Fly Racing M16 Textile Riding Shoes: Field Notes

The M16 nails the street rider shoes brief — genuine moto protection wrapped in a low-profile sneaker silhouette that won't embarrass you at the coffee shop stop.

Brandon Walsh Outdoor Contributor
April 29, 2026

If you spend any time searching 'street rider shoes' you'll quickly notice the market splits into two camps: full-height moto boots that scream 'I ride motorcycles' the moment you walk into a coffee shop, and fashion sneakers with zero protection that basically just hope for the best. The Fly Racing M16 is a genuine attempt to live in the gap between those two extremes, and it's worth understanding exactly how it pulls that off.

The engineering story starts with the composite shank. In hiking boots and trail runners, a shank is used to add torsional rigidity and protect your foot from sharp rocks underfoot. In a moto shoe, the application is different but the physics are similar — you want a structure that resists catastrophic compression if several hundred pounds of motorcycle decides to rest on your foot. Fly Racing's implementation here is low-profile enough that it doesn't change the walk feel, which is exactly what you want in a shoe you're going to wear all day.

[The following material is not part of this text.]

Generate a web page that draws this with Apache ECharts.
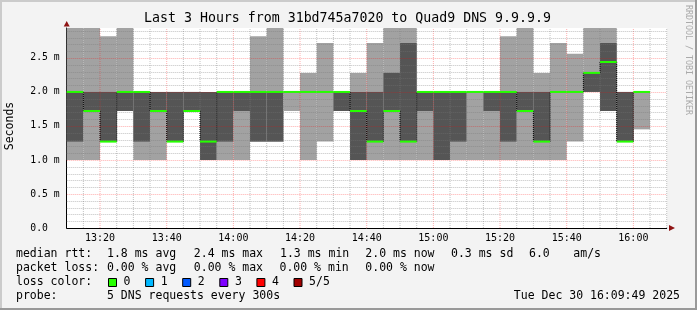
<!DOCTYPE html>
<html><head><meta charset="utf-8">
<script src="https://cdn.jsdelivr.net/npm/echarts@6/dist/echarts.min.js"></script>
<style>html,body{margin:0;padding:0;background:#f3f3f3}#c{width:697px;height:310px}</style>
</head><body><div id="c"></div><script>
// 5-minute slots (start times)
const slotStart = ['13:10','13:15','13:20','13:25','13:30','13:35','13:40','13:45','13:50','13:55',
  '14:00','14:05','14:10','14:15','14:20','14:25','14:30','14:35','14:40','14:45',
  '14:50','14:55','15:00','15:05','15:10','15:15','15:20','15:25','15:30','15:35',
  '15:40','15:45','15:50','15:55','16:00','16:05'];
// sorted pings per slot (ms): lowest .. highest, median is ping3
const ping1 = [1.00,1.00,1.27,1.72,1.00,1.00,1.27,1.72,1.00,1.00,1.00,1.27,1.27,1.72,1.00,1.27,1.72,1.00,1.00,1.00,1.00,1.00,1.00,1.00,1.00,1.00,1.00,1.00,1.00,1.00,1.27,2.00,1.72,1.27,1.45,null];
const ping2 = [1.27,1.72,1.27,1.72,1.27,1.72,1.27,1.72,1.00,1.27,1.72,1.27,1.27,2.00,2.00,2.00,1.72,1.00,1.27,1.72,1.27,1.72,1.00,1.27,2.00,1.72,1.27,1.72,1.27,2.00,2.00,2.00,1.72,1.27,2.00,null];
const ping3 = [2.00,1.72,1.27,2.00,2.00,1.72,1.27,1.72,1.27,2.00,2.00,2.00,2.00,2.00,2.00,2.00,2.00,1.72,1.27,1.72,1.27,2.00,2.00,2.00,2.00,2.00,2.00,1.72,1.27,2.00,2.00,2.28,2.44,1.27,2.00,null];
const ping4 = [2.00,2.00,2.00,2.00,2.00,2.00,2.00,2.00,2.00,2.00,2.00,2.00,2.00,2.00,2.00,2.00,2.00,2.00,2.00,2.28,2.72,2.00,2.00,2.00,2.00,2.00,2.00,2.00,2.00,2.00,2.00,2.28,2.72,2.00,2.00,null];
const ping5 = [2.94,2.94,2.82,2.94,2.00,2.00,2.00,2.00,2.00,2.00,2.00,2.82,2.94,2.00,2.28,2.72,2.00,2.28,2.72,2.94,2.94,2.00,2.00,2.00,2.00,2.00,2.82,2.94,2.28,2.72,2.56,2.94,2.94,2.00,2.00,null];
// axes
const xStart = '13:10', xEnd = '16:10';
const xLabelTimes = ['13:20','13:40','14:00','14:20','14:40','15:00','15:20','15:40','16:00'];
const yMajorTicks = [0.5,1.0,1.5,2.0,2.5];
const yMax = 2.94;
const lossLabels = ['0','1','2','3','4','5/5'];
const lossColors = ['#26ff00','#00b8ff','#0059ff','#7e00ff','#ff0000','#a10000'];

const toMin = s => { const p = s.split(':'); return (+p[0])*60 + (+p[1]); };
const SLOT = 5;
const xMin = toMin(xStart), xMax = toMin(xEnd);
const majorX = xLabelTimes.map(toMin);

const smokeData = [], medData = [], stepData = [];
slotStart.forEach((s, i) => {
  if (ping3[i] == null) return;
  const t = toMin(s);
  smokeData.push([t, ping1[i], ping2[i], ping3[i], ping4[i], ping5[i]]);
  medData.push([t, ping3[i]]);
  if (i > 0 && ping3[i-1] != null && ping3[i-1] !== ping3[i]) stepData.push([t, ping3[i-1], ping3[i]]);
});
const vGrid = [];
for (let t = xMin + SLOT; t <= xMax; t += SLOT) vGrid.push([t, majorX.indexOf(t) >= 0 ? 1 : 0]);
const hGrid = [];
for (let k = 1; k <= 29; k++) { const v = k/10; hGrid.push([v, (k % 5 === 0) ? 1 : 0]); }

const FONT = "'DejaVu Sans Mono', monospace";
const MINOR = 'rgba(120,120,120,0.45)', MAJOR = 'rgba(255,0,0,0.32)';

function renderSmoke(params, api) {
  const t = api.value(0);
  const a = api.coord([t, api.value(5)]), b = api.coord([t + SLOT, api.value(1)]);
  const c = api.coord([t, api.value(4)]), d = api.coord([t + SLOT, api.value(2)]);
  return { type: 'group', children: [
    { type: 'rect', shape: { x: a[0], y: a[1], width: b[0]-a[0], height: b[1]-a[1] }, style: { fill: '#a2a2a2' } },
    { type: 'rect', shape: { x: c[0], y: c[1], width: d[0]-c[0], height: d[1]-c[1] }, style: { fill: '#555555' } }
  ]};
}
function renderMedian(params, api) {
  const t = api.value(0), m = api.value(1);
  const a = api.coord([t, m]), b = api.coord([t + SLOT, m]);
  return { type: 'rect', shape: { x: a[0], y: a[1]-1, width: b[0]-a[0], height: 2 }, style: { fill: '#26ff00' } };
}
function renderStep(params, api) {
  const t = api.value(0);
  const a = api.coord([t, api.value(1)]), b = api.coord([t, api.value(2)]);
  return { type: 'line', shape: { x1: a[0], y1: a[1], x2: b[0], y2: b[1] }, style: { stroke: '#000', lineWidth: 1, lineDash: [1, 1] } };
}
function renderVGrid(params, api) {
  const t = api.value(0);
  const a = api.coord([t, 0]), b = api.coord([t, yMax]);
  return { type: 'line', shape: { x1: a[0], y1: a[1], x2: b[0], y2: b[1] }, style: { stroke: api.value(1) ? MAJOR : MINOR, lineWidth: 1, lineDash: [1, 1] } };
}
function renderHGrid(params, api) {
  const v = api.value(0);
  const a = api.coord([xMin, v]), b = api.coord([xMax, v]);
  const y = Math.round(a[1]) + 0.5;
  return { type: 'line', shape: { x1: a[0], y1: y, x2: b[0], y2: y }, style: { stroke: api.value(1) ? MAJOR : MINOR, lineWidth: 1, lineDash: [1, 1] } };
}

const txt = (text, x, y, opt) => Object.assign({ type: 'text', x: x, y: y, z: 20,
  style: Object.assign({ text: text, font: '11.5px ' + FONT, fill: '#000', align: 'left', verticalAlign: 'middle' }, (opt && opt.style) || {}) },
  opt && opt.rotation != null ? { rotation: opt.rotation } : {});

const graphics = [
  txt('Last 3 Hours from 31bd745a7020 to Quad9 DNS 9.9.9.9', 347.5, 19, { style: { font: '13.25px ' + FONT, align: 'center' } }),
  txt('Seconds', 10.5, 126, { rotation: Math.PI/2, style: { align: 'center' } }),
  txt('RRDTOOL / TOBI OETIKER', 688, 60, { rotation: -Math.PI/2, style: { font: '8.3px ' + FONT, fill: '#aaaaaa', align: 'center' } }),
  txt('median rtt:', 16, 254.3), txt('1.8 ms avg', 107, 254.3), txt('2.4 ms max', 193.8, 254.3),
  txt('1.3 ms min', 280, 254.3), txt('2.0 ms now', 365.3, 254.3), txt('0.3 ms sd', 451, 254.3),
  txt('6.0', 529, 254.3), txt('am/s', 573.3, 254.3),
  txt('packet loss:', 16, 268.3), txt('0.00 % avg', 107, 268.3), txt('0.00 % max', 193.8, 268.3),
  txt('0.00 % min', 279.5, 268.3), txt('0.00 % now', 365.3, 268.3),
  txt('loss color:', 16, 282.3),
  txt('probe:', 16, 296), txt('5 DNS requests every 300s', 107, 296),
  txt('Tue Dec 30 16:09:49 2025', 680, 296, { style: { align: 'right' } }),
  { type: 'polygon', z: 20, shape: { points: [[63.7, 26.5], [69.7, 26.5], [66.7, 21]] }, style: { fill: '#8f1414' } },
  { type: 'polygon', z: 20, shape: { points: [[669, 225], [669, 231], [675, 228]] }, style: { fill: '#8f1414' } },
  { type: 'rect', z: 30, shape: { x: 0, y: 0, width: 697, height: 2 }, style: { fill: '#cbcbcb' } },
  { type: 'rect', z: 30, shape: { x: 0, y: 0, width: 2, height: 310 }, style: { fill: '#cbcbcb' } },
  { type: 'rect', z: 31, shape: { x: 695, y: 0, width: 2, height: 310 }, style: { fill: '#999999' } },
  { type: 'rect', z: 31, shape: { x: 0, y: 308, width: 697, height: 2 }, style: { fill: '#999999' } }
];
lossLabels.forEach((l, i) => {
  const bx = 108.5 + 37.1 * i;
  graphics.push({ type: 'rect', z: 20, shape: { x: bx, y: 278.5, width: 8, height: 8 }, style: { fill: lossColors[i], stroke: '#000', lineWidth: 1 } });
  graphics.push(txt(l, 123.6 + 37.1 * i, 282.3));
});

const chart = echarts.init(document.getElementById('c'), null, { renderer: 'canvas', width: 697, height: 310 });
chart.setOption({
  animation: false,
  backgroundColor: '#f3f3f3',
  grid: { left: 66.7, top: 28, width: 600, height: 200, show: true, backgroundColor: '#ffffff', borderWidth: 0, containLabel: false, outerBoundsMode: 'none' },
  xAxis: {
    type: 'value', min: xMin, max: xMax, interval: 10,
    axisLine: { show: true, lineStyle: { color: '#000', width: 1 } },
    axisTick: { show: false }, splitLine: { show: false },
    axisLabel: { margin: 5, fontFamily: FONT, fontSize: 10, color: '#000',
      formatter: v => { const m = Math.round(v); if (majorX.indexOf(m) < 0) return '';
        return String(Math.floor(m/60)).padStart(2,'0') + ':' + String(m%60).padStart(2,'0'); } }
  },
  yAxis: {
    type: 'value', min: 0, max: yMax, interval: 0.5,
    axisLine: { show: true, lineStyle: { color: '#000', width: 1 } },
    axisTick: { show: false }, splitLine: { show: false },
    axisLabel: { margin: 7, fontFamily: FONT, fontSize: 9.75, color: '#000', showMaxLabel: false,
      formatter: v => { if (Math.abs(v*2 - Math.round(v*2)) > 1e-6 || v > 2.6) return '';
        return v === 0 ? '0.0  ' : v.toFixed(1) + ' m'; } }
  },
  graphic: graphics,
  series: [
    { type: 'custom', name: 'smoke', renderItem: renderSmoke, data: smokeData, z: 2, clip: true, silent: true },
    { type: 'custom', name: 'vgrid', renderItem: renderVGrid, data: vGrid, z: 3, silent: true },
    { type: 'custom', name: 'hgrid', renderItem: renderHGrid, data: hGrid, z: 3, silent: true },
    { type: 'custom', name: 'steps', renderItem: renderStep, data: stepData, z: 4, silent: true },
    { type: 'custom', name: 'median', renderItem: renderMedian, data: medData, z: 5, silent: true }
  ]
});
</script></body></html>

The dual-density ankle guard system is the other spec worth unpacking. A lot of entry-level moto shoes include a single hard cup on the outside ankle — the one most likely to contact the ground in a low-side. The M16 adds protection on the inside ankle too, which matters more than people realize for urban riding where you might clip a curb or get tagged by a car door. Two guard zones, two densities, both working together. That's thoughtful design for a shoe under $110.

For the commuter crowd specifically, the breathable mesh lining changes the daily experience significantly. Leather moto shoes are hot. Full stop. Textile construction with a mesh lining means your feet aren't marinating on a 45-minute city commute, and that matters for the rider who's going straight from the bike into a meeting. The trade-off is wet-weather performance — mesh and rain don't mix — so keep that in mind if you're in the Pacific Northwest or commuting through shoulder season.

Bottom line for the street rider shoes search: the M16 is the shoe I'd recommend to someone who rides daily, wants genuine ankle and foot protection, and refuses to wear something that looks like a motocross boot to brunch. It's not the answer for adventure touring or track use, but for the urban commuter and weekend sport rider, Fly Racing has built something that solves a real problem at a price that doesn't require a long internal debate.